No, maybe I should've been more specific - I mean only the formats which are well-defined and which have their own structure. Especially things like image file formats, communication protocols, etc.
For example, I wouldn't mind it if HTTP was a binary format. I don't think HTML has to be... it's a markup language not a strict protocol. It was a bit arbitrary by design. Same thing with markdown. They were supposed to work with existing text as much as possible. HTTP doesn't need that - noone's writing HTTP by hand and even if they kind-of do that, they use things like Curl which provide an abstraction anyway.
Real-life example I kept running into was SIP implementation. (think someone knew only HTTP and decided to create internet telephony) First, you have line length when parsing - some implementations will limit it, some won't. If it's limited, some implementations will allow you to wrap the lines according to the protocol. But then others will say it's too complicated and unlimited line-length is the way to go. Then you have alternative names for sip uris: you can say "me" <number@ip>. Or just <number@ip>. Or number@ip. Or <number@ip>;some_parameter. Or someone else decides to go with <number@ip;some_parameter>. Some parameters have associated values, some don't - guess how many implementations don't support both ways...
Before you know it, there's 1000 conventions and everyone supports some minimal common core, but fails for at least one other specific implementation.
So you say - there's always structured text - json/xml/... But look at the example in the blog post:
So how long until someone comes up with implementation that doesn't use spaces between the numbers? What's the supported precision? What happens when one tuple is skipped? Do you have to parse exponential numbers correctly?

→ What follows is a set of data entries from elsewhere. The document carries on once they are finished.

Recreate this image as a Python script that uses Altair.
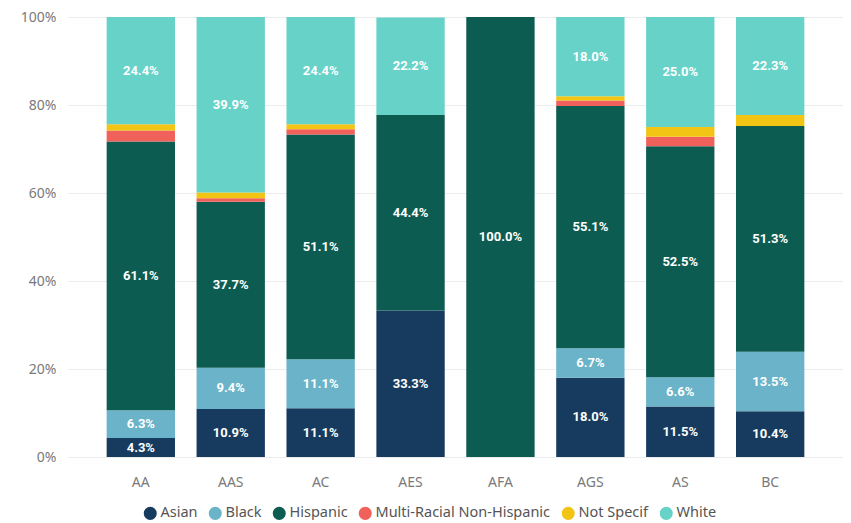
import altair as alt
import pandas as pd

categories = ["AA", "AAS", "AC", "AES", "AFA", "AGS", "AS", "BC"]
groups = ["Asian", "Black", "Hispanic", "Multi-Racial Non-Hispanic", "Not Specif", "White"]
colors = ["#173B5E", "#6AB3C8", "#0D5C51", "#F0615C", "#F2C413", "#67D2C8"]

asian      = [4.3, 10.9, 11.1, 33.3, 0.0, 18.0, 11.5, 10.4]
black      = [6.3, 9.4, 11.1, 0.0, 0.0, 6.7, 6.6, 13.5]
hispanic   = [61.1, 37.7, 51.1, 44.4, 100.0, 55.1, 52.5, 51.3]
multi      = [2.5, 0.8, 1.2, 0.0, 0.0, 1.2, 2.2, 0.0]
not_specif = [1.4, 1.3, 1.1, 0.0, 0.0, 1.0, 2.2, 2.5]
white      = [24.4, 39.9, 24.4, 22.2, 0.0, 18.0, 25.0, 22.3]

series = [asian, black, hispanic, multi, not_specif, white]
labelled = ["Asian", "Black", "Hispanic", "White"]

rows = []
for gi, (g, vals) in enumerate(zip(groups, series)):
    for c, v in zip(categories, vals):
        rows.append({"cat": c, "group": g, "order": gi, "value": v})
df = pd.DataFrame(rows)

base = alt.Chart(df).transform_stack(
    stack="value", groupby=["cat"], as_=["y0", "y1"],
    sort=[alt.SortField("order", order="ascending")]
)

x = alt.X("cat:N", sort=categories, title=None,
          scale=alt.Scale(paddingInner=0.24, paddingOuter=0.43),
          axis=alt.Axis(labelAngle=0, ticks=False, domain=False, labelColor="#7a7a7a",
                        labelFontSize=14, labelPadding=18, labelFont="Noto Sans"))

bars = base.mark_bar().encode(
    x=x,
    y=alt.Y("y0:Q", title=None, scale=alt.Scale(domain=[0, 100], nice=False),
            axis=alt.Axis(values=[0, 20, 40, 60, 80, 100], labelExpr="datum.value + '%'",
                          ticks=False, domain=False, gridColor="#ececec",
                          labelColor="#7a7a7a", labelFontSize=14, labelPadding=12,
                          labelFont="Noto Sans")),
    y2="y1:Q",
    color=alt.Color("group:N", scale=alt.Scale(domain=groups, range=colors),
                    legend=alt.Legend(orient="none", legendX=75, legendY=489,
                                      direction="horizontal", title=None,
                                      symbolType="circle", symbolSize=170,
                                      symbolStrokeWidth=0, labelFontSize=14.5,
                                      labelColor="#555555", labelFont="Noto Sans",
                                      labelLimit=400, columnPadding=10, labelOffset=3)),
    order=alt.Order("order:Q"),
)

text = base.transform_filter(
    alt.FieldOneOfPredicate(field="group", oneOf=labelled)
).transform_filter("datum.value > 0").transform_calculate(
    mid="(datum.y0 + datum.y1) / 2",
    lab="format(datum.value, '.1f') + '%'",
).mark_text(color="white", fontWeight="bold", fontSize=13, font="Roboto",
            baseline="middle").encode(
    x=alt.X("cat:N", sort=categories),
    y=alt.Y("mid:Q"),
    text="lab:N",
)

chart = alt.layer(bars, text).properties(
    width=775, height=440,
    padding={"top": 2, "left": 12, "right": 0, "bottom": 0},
).configure_view(stroke=None)

chart.save("out.html", embed_options={"renderer": "svg", "actions": False})
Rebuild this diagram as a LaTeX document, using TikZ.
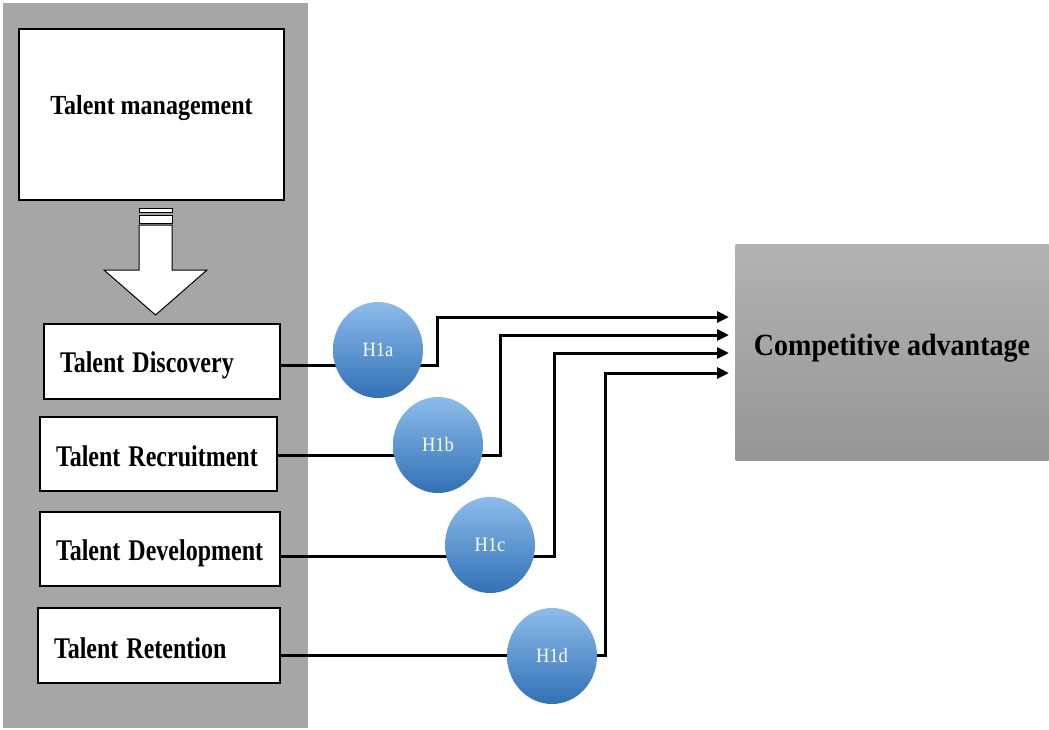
\documentclass[tikz,border=0pt]{standalone}
\usepackage{fontspec}
\usepackage{graphicx}
\setmainfont{Liberation Serif}
\usetikzlibrary{arrows.meta,shapes.geometric}
\pgfdeclarelayer{bg}
\pgfdeclarelayer{lines}
\pgfsetlayers{bg,lines,main}
\definecolor{panelgray}{HTML}{A6A6A6}
\definecolor{catop}{HTML}{B2B2B2}
\definecolor{cabot}{HTML}{969696}
\definecolor{bltop}{HTML}{8DBCEB}
\definecolor{blbot}{HTML}{3171B5}
\newcommand{\lbl}[3]{\raisebox{#1}[\height][\depth]{\scalebox{1}[#2]{#3}}}
\tikzset{
  x=1pt,y=-1pt,
  tbox/.style={draw=black,line width=1.3pt,fill=white,minimum height=75pt,
    text width=205pt,align=left,inner xsep=16pt,inner ysep=0pt,
    font=\fontsize{24}{24}\selectfont\bfseries},
  hyp/.style={ellipse,minimum width=90pt,minimum height=96pt,inner sep=0pt,
    top color=bltop,bottom color=blbot,draw=none,text=white,
    font=\fontsize{18.5}{18.5}\selectfont},
  conn/.style={line width=3pt,draw=black},
  arr/.style={conn,-{Triangle[length=12pt,width=11pt]}},
}
\begin{document}
\begin{tikzpicture}
\useasboundingbox (0,0) rectangle (1049,729);
\begin{pgfonlayer}{bg}
\fill[white] (0,0) rectangle (1049,729);
\fill[panelgray] (3,3) rectangle (308,728);
\end{pgfonlayer}
% talent management box
\node[draw=black,line width=1.3pt,fill=white,minimum width=265pt,minimum height=171pt,
  inner sep=0pt,font=\fontsize{24}{24}\selectfont\bfseries] (TM) at (151.5,114.5)
  {\lbl{7pt}{1.15}{Talent management}};
% block arrow
\draw[line width=1pt,fill=white] (139,208) rectangle (172,212.5);
\draw[line width=1pt,fill=white] (139,215.5) rectangle (172,223);
\draw[line width=1pt,fill=white] (139,225) -- (172,225) -- (172,270) -- (207,270)
  -- (155.5,315) -- (104,270) -- (139,270) -- cycle;
% sub boxes
\node[tbox,minimum width=236pt,text width=204pt] (D) at (162,361.5) {\lbl{-4pt}{1.25}{Talent Discovery}};
\node[tbox,minimum width=237pt,text width=205pt,minimum height=74pt] (R) at (158.5,454) {\lbl{-2pt}{1.25}{Talent Recruitment}};
\node[tbox,minimum width=240pt,text width=208pt,minimum height=74pt] (V) at (160,549) {\lbl{-4pt}{1.25}{Talent Development}};
\node[tbox,minimum width=242pt,text width=210pt] (N) at (159,645.5) {\lbl{-3pt}{1.25}{Talent Retention}};
% competitive advantage
\node[minimum width=313pt,minimum height=216pt,inner sep=0pt,top color=catop,bottom color=cabot,
  font=\fontsize{28}{28}\selectfont\bfseries] (CA) at (892,352) {\lbl{4pt}{1.1}{Competitive advantage}};
% arrow end points
\coordinate (e1) at (729,317);
\coordinate (e2) at (729,335);
\coordinate (e3) at (729,353);
\coordinate (e4) at (729,373);
% hypothesis circles
\node[hyp] (Ha) at (378,350) {\lbl{0pt}{1.1}{H1a}};
\node[hyp] (Hb) at (438,445) {\lbl{0pt}{1.1}{H1b}};
\node[hyp] (Hc) at (490,545) {\lbl{0pt}{1.1}{H1c}};
\node[hyp] (Hd) at (552,656) {\lbl{0pt}{1.1}{H1d}};
\begin{pgfonlayer}{lines}
% box to circle
\draw[conn] ([yshift=-3.5pt]D.east) -- ([yshift=-3.5pt]D.east -| Ha.center);
\draw[conn] ([yshift=-1pt]R.east) -- ([yshift=-1pt]R.east -| Hb.center);
\draw[conn] ([yshift=-7pt]V.east) -- ([yshift=-7pt]V.east -| Hc.center);
\draw[conn] ([yshift=-9.5pt]N.east) -- ([yshift=-9.5pt]N.east -| Hd.center);
% circle to competitive advantage
\draw[arr] ([yshift=-3.5pt]D.east -| Ha.center) -| (437,317) -- (e1);
\draw[arr] ([yshift=-1pt]R.east -| Hb.center) -| (500,335) -- (e2);
\draw[arr] ([yshift=-7pt]V.east -| Hc.center) -| (554,353) -- (e3);
\draw[arr] ([yshift=-9.5pt]N.east -| Hd.center) -| (605,373) -- (e4);
\end{pgfonlayer}
\end{tikzpicture}
\end{document}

How do you deal with duplicate keys in the dict?I see the appeal in text formats and then remember... no - it's not the right way. JSON is a bit less-wrong than XML here, because you know what's a number, what's a string, what's a list. You'd probably do {'Bounds': [[25.4278, 76.3008], [104.75, 91.8751]]}.
Until someone comes out with a popular implementation that does case-insensitive matching for keys... and switches from 'Bounds' to 'bounds' in some version.